The reason for why the CS associations with A make a difference is quite neat, although not easy to wrap our heads around. I'll try to unwrap the ideas the authors present here. The authors first call attention to the backward association between the US and A in both conditions. Let's look at it.
fulldat %>% filter(s1 == 'US' & s2 == 'A') %>%
ggplot(aes(x = trial, y = str, colour = cond)) +
geom_line() + geom_point() + labs(title = 'A by US')

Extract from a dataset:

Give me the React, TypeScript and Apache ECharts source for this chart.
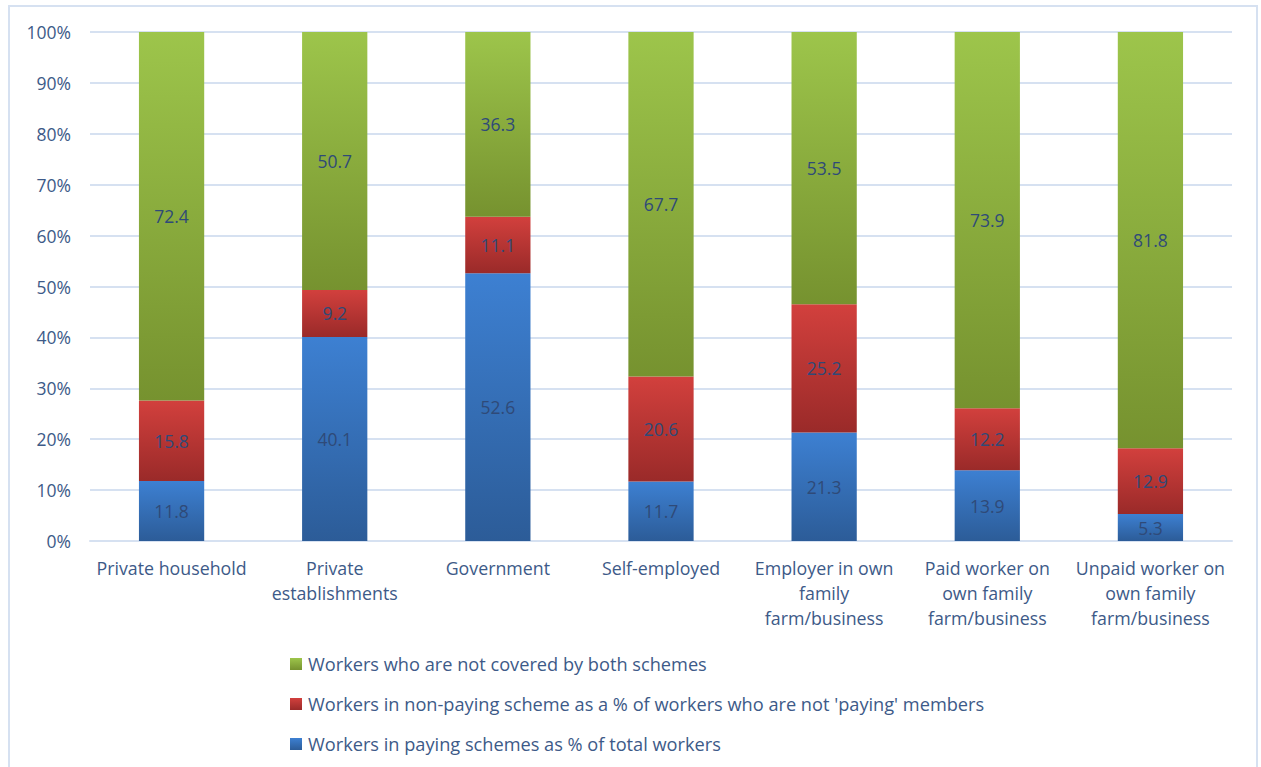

As expected, the backward association is stronger in the true discrimination group. So, the authors propose that both forward and backward associations "boost" each other. They propose that the combined strength $v_{combined}$ for stimulus $k$ as predicted by stimulus $j$, is:
$$v_{combined(k|j)} = v_{k|j} + \frac{v_{k|j} \times v_{j|k}}{c_k} $$
where $v_{k|j}$ is the strength of the presentation of $k$ given $j$ and $v_{k|j}$ is the strength of the representation of $j$ given $k$. Based on this combination rule, HeiDI predicts stronger responding to A in the true discrimination condition, which is empirically incorrect. Let's look at it.
#Create a function to get the combined strength for any two stimuli.
.combV <- function(w, s1, s2, c2){
#w is a weight matrix, s1 and s2 are stimuli; c2 is the constant for s2
return(w[s1, s2] + (w[s1, s2]*w[s2, s1]/c2))
}
#The function is meant to be used with the model weights. So let's create a convenience function.
combMod <- function(modw, s1, s2, c2){
return(apply(modw, 1, function(w) .combV(w, s1, s2, c2)))
}
#combMod(truemod, 'A', 'US', cons[4])
combdat <- tibble(cond = c('true', 'pseudo'), mod = list(truemod, pseudomod)) %>%
rowwise() %>% mutate(cv = list(enframe(combMod(mod, 'A', 'US', cons[4]),
name = 'trial', value = 'str'))) %>%
select(-mod) %>% unnest(cv)
combdat$cond <- factor(combdat$cond, levels = c('true', 'pseudo'))
combdat %>% ggplot(aes(x = trial, y = str, colour = cond)) +
geom_line() + geom_point() + labs(title = 'Combined V for A')
Yup, there it is. Look at how unstable the function for the pseudo condition is. The US-A association changes pretty fast throughout training.
The authors solve this problem by positing that A can borrow associative strength from B and C. This means for any two stimuli $j$ and $k$, the representation of $k$ is further activated by the product of the associations that $j$ has with other stimuli, and the associations that those stimuli have with $k$. Formally:
$$ v_{chain(k|j)} = \sum_{i\neq j}{\frac{v_{i|j} \times v_{combined(k|i)}}{c_k}}$$
where $i$ are all the stimuli other than $j$. Let's implement it.
.chainV <- function(w, s1, s2, c2){
chain_s = setdiff(rownames(w), c(s1, s2)) #larger set is always first
chain_v = 0
chain_v = chain_v + sum(sapply(chain_s, function(x) w[s1, x]*.combV(w, x, s2, c2)/c2))
#note the call to .combV above
return(chain_v)
}
#The function is meant to be used with the model weights. So let's create a convenience function.
chainMod <- function(modw, s1, s2, c2){
return(apply(modw, 1, function(w) .chainV(w, s1, s2, c2)))
}
#chainMod(truemod, 'A', 'US', cons[4])
There are probably faster ways to write the function above, but let's move on. Let's calculate the the chained associative strength for A in both conditions.
chaindat <- tibble(cond = c('true', 'pseudo'), mod = list(truemod, pseudomod)) %>%
rowwise() %>% mutate(cv = list(enframe(chainMod(mod, 'A', 'US', cons[4]),
name = 'trial', value = 'str'))) %>%
select(-mod) %>% unnest(cv)
chaindat$cond <- factor(combdat$cond, levels = c('true', 'pseudo'))
chaindat %>% ggplot(aes(x = trial, y = str, colour = cond)) +
geom_line() + geom_point() + labs(title = 'Chained V for A')
The chained associative strength comes to the rescue. Here's a plot of $v_{total}$ for A (i.e., $v_{combined} + v_{chained}$)
combdat %>% mutate(str = str + chaindat$str) %>% ggplot(aes(x = trial, y = str, colour = cond)) +
geom_line() + geom_point() + labs('Total V for A')
And that's how HeiDI explains the relative validity effect (I think?). There are plenty of other points the authors address, but they are all orthogonal to the model architecture. This is good enough for me to build an intuition; now if only I could go to the alps.